I'm moving soon and I'll be closer to an actual library and perhaps I'll USE IT instead of buying too many books. I don't know why I never seem to use the library, except that I abuse my books terribly and I can't do that to library books, so it's harder for me to read them.

-- Anonymous, July 11, 2001

I like Spindle's End, but it's not my favorite of hers. I think that is probably Beauty. Robin came and spoke at my school, which also happened to be her school, when Beauty first came out, and I have a signed first edition of it somewhere. (Paperback, but still.)

I loved I Capture the Castle. It's going in the "books I'll read again" bookshelf as soon as I get around to organizing again.

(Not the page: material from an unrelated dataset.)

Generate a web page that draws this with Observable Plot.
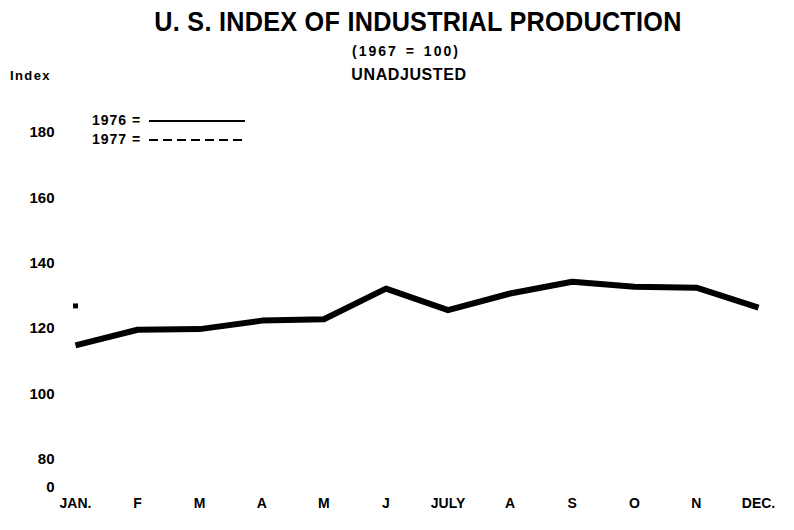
<!DOCTYPE html>
<html>
<head>
<meta charset="utf-8">
<script src="https://cdn.jsdelivr.net/npm/d3@7"></script>
<script src="https://cdn.jsdelivr.net/npm/@observablehq/plot@0.6"></script>
<style>
  html, body { margin: 0; padding: 0; background: #fff; }
  #wrap { position: relative; width: 794px; height: 530px; overflow: hidden; font-family: "Liberation Sans", Arial, sans-serif; font-weight: bold; color: #000; }
  .abs { position: absolute; white-space: nowrap; }
  #title { left: 0; width: 836px; top: 6px; text-align: center; font-size: 28px; transform: scaleX(0.9); transform-origin: 418px 0; letter-spacing: 0.3px; }
  #sub { left: 0; width: 812px; top: 43px; text-align: center; font-size: 14px; letter-spacing: 2px; word-spacing: 2px; }
  #unadj { left: 0; width: 818px; top: 66px; text-align: center; font-size: 16px; letter-spacing: 0.6px; }
  #idx { left: 10px; top: 68px; font-size: 13px; letter-spacing: 1.4px; }
  #legend { left: 92px; top: 111px; font-size: 14px; letter-spacing: 1px; }
  #legend .row { position: relative; height: 19px; width: 160px; }
  #legend .row span { position: absolute; left: 0; top: 1px; }
  #legend .row svg { position: absolute; left: 56px; top: 7px; }
  #chart { position: absolute; left: 0; top: 95px; }
</style>
</head>
<body>
<div id="wrap">
  <div id="title" class="abs">U. S. INDEX OF INDUSTRIAL PRODUCTION</div>
  <div id="sub" class="abs">(1967 = 100)</div>
  <div id="unadj" class="abs">UNADJUSTED</div>
  <div id="idx" class="abs">Index</div>
  <div id="chart"></div>
  <div id="legend" class="abs"></div>
</div>
<script>
// Month positions 0..11 and their printed labels
const monthIndex = [0, 1, 2, 3, 4, 5, 6, 7, 8, 9, 10, 11];
const monthLabels = ["JAN.", "F", "M", "A", "M", "J", "JULY", "A", "S", "O", "N", "DEC."];

// 1976 monthly index (1967 = 100), unadjusted
const values1976 = [114.8, 119.6, 119.8, 122.4, 122.8, 132.2, 125.6, 130.7, 134.3, 132.8, 132.5, 126.4];
// 1977: only January plotted
const months1977 = [0];
const values1977 = [126.9];

// Y tick positions and labels (broken axis: bottom tick printed as "0")
const yTickValues = [71.3, 80, 100, 120, 140, 160, 180];
const yTickLabels = ["0", "80", "100", "120", "140", "160", "180"];

// Legend
const legendYears = ["1976", "1977"];
const legendDash = ["none", "9,5"];

const data1976 = monthIndex.map((m, i) => ({month: m, value: values1976[i]}));
const data1977 = months1977.map((m, i) => ({month: m, value: values1977[i]}));

const chart = Plot.plot({
  width: 794,
  height: 435,
  marginLeft: 75,
  marginRight: 36,
  marginTop: 37,
  marginBottom: 43,
  style: {fontFamily: "'Liberation Sans', Arial, sans-serif", fontWeight: "bold", fontSize: "15px", background: "white", color: "#000"},
  x: {domain: [0, 11], ticks: monthIndex, tickFormat: (d) => monthLabels[d]},
  y: {domain: [yTickValues[0], 180], ticks: yTickValues, tickFormat: (d) => yTickLabels[yTickValues.indexOf(d)]},
  marks: [
    Plot.axisX({ticks: monthIndex, tickFormat: (d) => monthLabels[d], tickSize: 0, tickPadding: 11, label: null, fontSize: 14, fontWeight: "bold"}),
    Plot.axisY({ticks: yTickValues, tickFormat: (d) => yTickLabels[yTickValues.indexOf(d)], tickSize: 0, tickPadding: 21, label: null, fontSize: 15, fontWeight: "bold"}),
    Plot.line(data1976, {x: "month", y: "value", stroke: "#000", strokeWidth: 6, strokeLinejoin: "round", strokeLinecap: "butt"}),
    Plot.dot(data1977, {x: "month", y: "value", symbol: "square", r: 2.8, fill: "#000", stroke: "none"})
  ]
});
document.getElementById("chart").appendChild(chart);

// Legend rows (HTML + small svg samples)
const legend = document.getElementById("legend");
legendYears.forEach((yr, i) => {
  const row = document.createElement("div");
  row.className = "row";
  row.innerHTML = `<span>${yr} =</span><svg width="98" height="6"><line x1="1" y1="3" x2="97" y2="3" stroke="#000" stroke-width="2" stroke-dasharray="${legendDash[i]}"/></svg>`;
  legend.appendChild(row);
});
</script>
</body>
</html>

-- Anonymous, July 11, 2001

Jette - which one is Party Frock?

-- Anonymous, July 11, 2001

Party Frock is sometimes called Party Shoes, but it's not actually considered part of the "Shoes" series. Right after the war ends, a girl who is staying with her relatives receives a beautiful party dress from her godmother in the States, and realizes that she has nowhere to wear it. She and her cousins decide to have a big outdoor dance/drama performance so that at some point, she can wear the dress, and by the time they're done it's become this huge charity extravaganza. It's not a bad book but I prefer the "Shoes" books I've read.

-- Anonymous, July 12, 2001

*I*'ve read the Snow Queen and Summer Queen books, RHWP. And loved them. It's been about 7 years, so I don't remember anything much more than that I loved them, but I did. Melissa, you should (if you haven't) read _War for the Oaks_ by Emma Bull - very much the same sorts of interests as Charles de Lint (whom I love), but .... crankier. In a delicious way. And the book also contains one of the best definitions of an impossible-to-define thing I've read. Oh, though it's been oop for years, they just reissued it, so it should be easy to get.